La population juive décroit à peu près partout, nous dit-il, l’assimilation est une des causes, l’autre raison, c’est qu’une partie de la population fait – une fois encore – le choix de l’exil.
M. Attali, nous fait remarquer qu’il vient d’Algérie… tiens donc, ses ancêtres étaient probablement présents sur cette terre bien avant l’invasion arabo-musulmane, on pourrait se demander les raisons qui ont obligés les juifs originaires d’Algérie à quitter un pays qu’ils considéraient comme le leur, au moment de l’indépendance. En fait M. Attali, le sait très bien, les juifs d’Algérie n’ont pas quitté l’Algérie, ils en ont été chassés, ils n’avaient guère que l’option de fuir pour assurer leur survie.
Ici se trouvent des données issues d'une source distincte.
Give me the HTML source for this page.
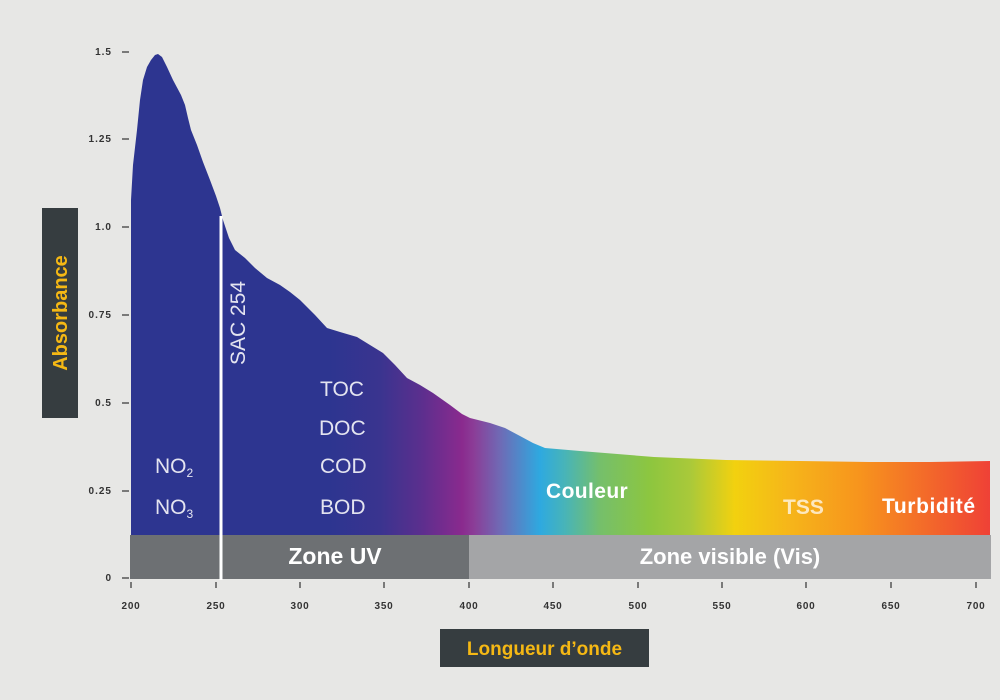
<!DOCTYPE html>
<html><head><meta charset="utf-8"><style>
html,body{margin:0;padding:0;background:#e7e7e5;}
svg{display:block;}
text{font-family:"Liberation Sans",sans-serif;}
</style></head><body>
<svg width="1000" height="700" viewBox="0 0 1000 700" xmlns="http://www.w3.org/2000/svg">
<defs>
<linearGradient id="spec" gradientUnits="userSpaceOnUse" x1="131" y1="0" x2="990" y2="0">
<stop offset="0" stop-color="#2d3590"/>
<stop offset="0.2317" stop-color="#2d3590"/>
<stop offset="0.2899" stop-color="#3a348f"/>
<stop offset="0.3364" stop-color="#5a2f8e"/>
<stop offset="0.3853" stop-color="#8a2a8e"/>
<stop offset="0.3993" stop-color="#8b3d97"/>
<stop offset="0.4296" stop-color="#6f6ab5"/>
<stop offset="0.4761" stop-color="#2ea9e0"/>
<stop offset="0.5052" stop-color="#48b4b8"/>
<stop offset="0.546" stop-color="#75bf6b"/>
<stop offset="0.6042" stop-color="#8dc63f"/>
<stop offset="0.6508" stop-color="#a9c93a"/>
<stop offset="0.7031" stop-color="#f2d10f"/>
<stop offset="0.7672" stop-color="#f6b51a"/>
<stop offset="0.8487" stop-color="#f7941d"/>
<stop offset="1" stop-color="#ef4136"/>
</linearGradient>
</defs>
<rect x="0" y="0" width="1000" height="700" fill="#e7e7e5"/>

<!-- spectrum area -->
<path fill="url(#spec)" d="M131,536 L131,200 L133,165 L137,130 L140,100 L143,80 L147,67 L151,60 L155,55 L158,54 L162,57 L167,67 L173,80 L181,95 L185,105 L188,118 L191,130 L197,145 L203,162 L210,180 L216,196 L220,208 L223,220 L229,238 L235,250 L245,258 L255,268 L267,278 L280,285 L290,292 L300,300 L315,315 L327,328 L340,332 L357,337 L370,345 L383,353 L395,365 L407,378 L420,385 L433,393 L450,405 L462,414 L470,418 L490,423 L505,428 L520,436 L533,443 L545,448 L580,451 L654,457 L726,460 L800,461 L869,462 L930,462 L990,461 L990,536 Z"/>

<!-- zone bands -->
<rect x="130" y="535" width="339" height="44" fill="#6d7073"/>
<rect x="469" y="535" width="522" height="44" fill="#a4a5a7"/>

<!-- SAC 254 line -->
<rect x="219.5" y="216" width="3" height="364" fill="#ffffff"/>

<!-- band labels -->
<text x="335" y="564" font-size="23" font-weight="bold" fill="#ffffff" text-anchor="middle">Zone UV</text>
<text x="730" y="564" font-size="22" font-weight="bold" fill="#ffffff" text-anchor="middle">Zone visible (Vis)</text>

<!-- inside labels -->
<g font-size="21" fill="#e4e4f0">
<text x="155" y="473">NO<tspan font-size="12" dy="4">2</tspan></text>
<text x="155" y="514">NO<tspan font-size="12" dy="4">3</tspan></text>
<text x="320" y="396">TOC</text>
<text x="319" y="435">DOC</text>
<text x="320" y="473">COD</text>
<text x="320" y="514">BOD</text>
<text transform="translate(245,365) rotate(-90)">SAC 254</text>
</g>
<text x="546" y="498" font-size="21" font-weight="bold" fill="#ffffff" letter-spacing="0.4">Couleur</text>
<text x="783" y="514" font-size="21" font-weight="bold" fill="#ffffff" fill-opacity="0.72">TSS</text>
<text x="882" y="513" font-size="21" font-weight="bold" fill="#ffffff" letter-spacing="0.6">Turbidité</text>

<!-- y ticks -->
<g stroke="#555" stroke-width="1.5">
<line x1="122" y1="52" x2="129" y2="52"/>
<line x1="122" y1="139" x2="129" y2="139"/>
<line x1="122" y1="227" x2="129" y2="227"/>
<line x1="122" y1="315" x2="129" y2="315"/>
<line x1="122" y1="403" x2="129" y2="403"/>
<line x1="122" y1="491" x2="129" y2="491"/>
<line x1="122" y1="578" x2="129" y2="578"/>
</g>
<g font-size="10" font-weight="bold" fill="#333" text-anchor="end" letter-spacing="1">
<text x="112" y="55">1.5</text>
<text x="112" y="142">1.25</text>
<text x="112" y="230">1.0</text>
<text x="112" y="318">0.75</text>
<text x="112" y="406">0.5</text>
<text x="112" y="494">0.25</text>
<text x="112" y="581">0</text>
</g>

<!-- x ticks -->
<g stroke="#555" stroke-width="1.5">
<line x1="131" y1="582" x2="131" y2="588"/>
<line x1="216" y1="582" x2="216" y2="588"/>
<line x1="300" y1="582" x2="300" y2="588"/>
<line x1="384" y1="582" x2="384" y2="588"/>
<line x1="469" y1="582" x2="469" y2="588"/>
<line x1="553" y1="582" x2="553" y2="588"/>
<line x1="638" y1="582" x2="638" y2="588"/>
<line x1="722" y1="582" x2="722" y2="588"/>
<line x1="806" y1="582" x2="806" y2="588"/>
<line x1="891" y1="582" x2="891" y2="588"/>
<line x1="976" y1="582" x2="976" y2="588"/>
</g>
<g font-size="10" font-weight="bold" fill="#333" text-anchor="middle" letter-spacing="0.8">
<text x="131" y="609">200</text>
<text x="216" y="609">250</text>
<text x="300" y="609">300</text>
<text x="384" y="609">350</text>
<text x="469" y="609">400</text>
<text x="553" y="609">450</text>
<text x="638" y="609">500</text>
<text x="722" y="609">550</text>
<text x="806" y="609">600</text>
<text x="891" y="609">650</text>
<text x="976" y="609">700</text>
</g>

<!-- axis title boxes -->
<rect x="42" y="208" width="36" height="210" fill="#363d40"/>
<text transform="translate(67,313) rotate(-90)" font-size="20" font-weight="bold" fill="#f5b814" text-anchor="middle">Absorbance</text>

<rect x="440" y="629" width="209" height="38" fill="#363d40"/>
<text x="544.5" y="655" font-size="19" font-weight="bold" fill="#f5b814" text-anchor="middle">Longueur d’onde</text>
</svg>
</body></html>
Si les juifs ont vu leur intégration facilitée, c’est parce qu’ils avaient (toujours selon M. Attali) une bourgeoisie donc de l’argent, qui a permis la création de structures juives dont l’école juive. Là, les bras m’en tombent… je veux bien croire qu’il existe une solidarité juive, mais il ne faut pas en exagérer son importance. Les juifs originaires de Pologne, ont envoyé leurs enfants à l’école, laïque pour la raison simple, c’est qu’il n’y avait au début du XX° siècle, pas d’autre choix. Il n’y avait pas ou peu d’écoles juives. L’éducation religieuse était dispensée accessoirement dans les lieux de culte, c’est également ce qui se faisait pour les enfants catholiques lorsque que ceux-ci fréquentaient l’école laïque. Toute ma génération (celle de la guerre et une grande partie de celle de l’immédiate après-guerre) a fréquenté également l’école laïque. L’intégration s’est donc faite par ce biais, même s’il faut convenir que ce type d’orientation, et ce n’est probablement pas la seule, a conduit nos générations vers l’assimilation. Les juifs arrivés en France à la suite de la décolonisation de l’Algérie, du Maroc et de Tunisie ont rencontrés des difficultés similaires. Mais si nous abondons dans le discours de la solidarité juive et de l’argent juif, qui auraient favorisés notre intégration, je ferais remarquer, qu’il n’existe peut-être pas une diaspora musulmane « bourgeoise », mais qu’il existe bel et bien d’immenses richesses détenues par une infime minorité de citoyens du monde arabo-musulman. Cette minorité dispense des fonds importants à des « œuvres » que ces élites choisissent, M. Attali qui est certainement bien mieux informé que je ne le suis, connaît probablement bien quels sont les objectifs prioritaires de ces organisation « caritatives », d’ailleurs, il n’est pas dupe, puisqu’il se félicite de voir qu’en Angleterre des juifs financent l’éducation d’imams pour tenter de contrebalancer l’influence d’imams intégristes, qui sont eux financés, et c’est là, secret de polichinelle, par l’Arabie saoudite. Ce type de solution me paraît extrêmement préoccupant, nous continuons à payer comme par le passé un tribut pour tenter d’obtenir une paix hypothétique. Est-il utile de rappeler que ce type de mesure a toujours échoué.
M. Attali parle également de la confusion dans l’organisation des institutions juives, nous devrions tous, à l’entendre, nous regrouper dans des structures bien définies et bien organisées… allons donc, M. Attali sait certainement aussi bien que moi, que lorsqu’il y a 2 juifs, il y a 3 opinions, c’est probablement là également l’une des clés de la richesse et l’inventivité de la pensée juive, vouloir la niveler est impossible et c’est bien ainsi.
L’antisémitisme est absent du discours de M. Attali et c’est bien dommage, il verrait peut-être là, une des raisons qui fait que la population juive décline dans de nombreux pays, y compris dans les pays occidentaux.
Bien évidemment, les idées de M. Attali, sont respectables, je pense qu’il a raison de faire ce qu’il fait, qu’il faut favoriser les rapprochements entre les différentes composantes de l’humanité, le juif à toujours œuvré en ce sens, mais il faut bien le constater, avec jusqu’à présent bien peu de réussite. Oui, nous devons nous ouvrir aux autres, en conservant notre particularisme, avec un œil vigilant sur notre valise et c’est probablement aussi l’une des raisons de notre survie.
M. Attali, je vous admire, je me reconnais en vous, je vous lis fréquemment, j’aime ce que vous faites je suis proche et éloigné de vous, c’est aussi dans ses contradictions que se retrouvent la diversité et la similitude des juifs. Ne vous inquiétez pas, le monde juif ne se suicide pas, il est en crise, il l’a toujours été et c’est également là, le gage de sa survie.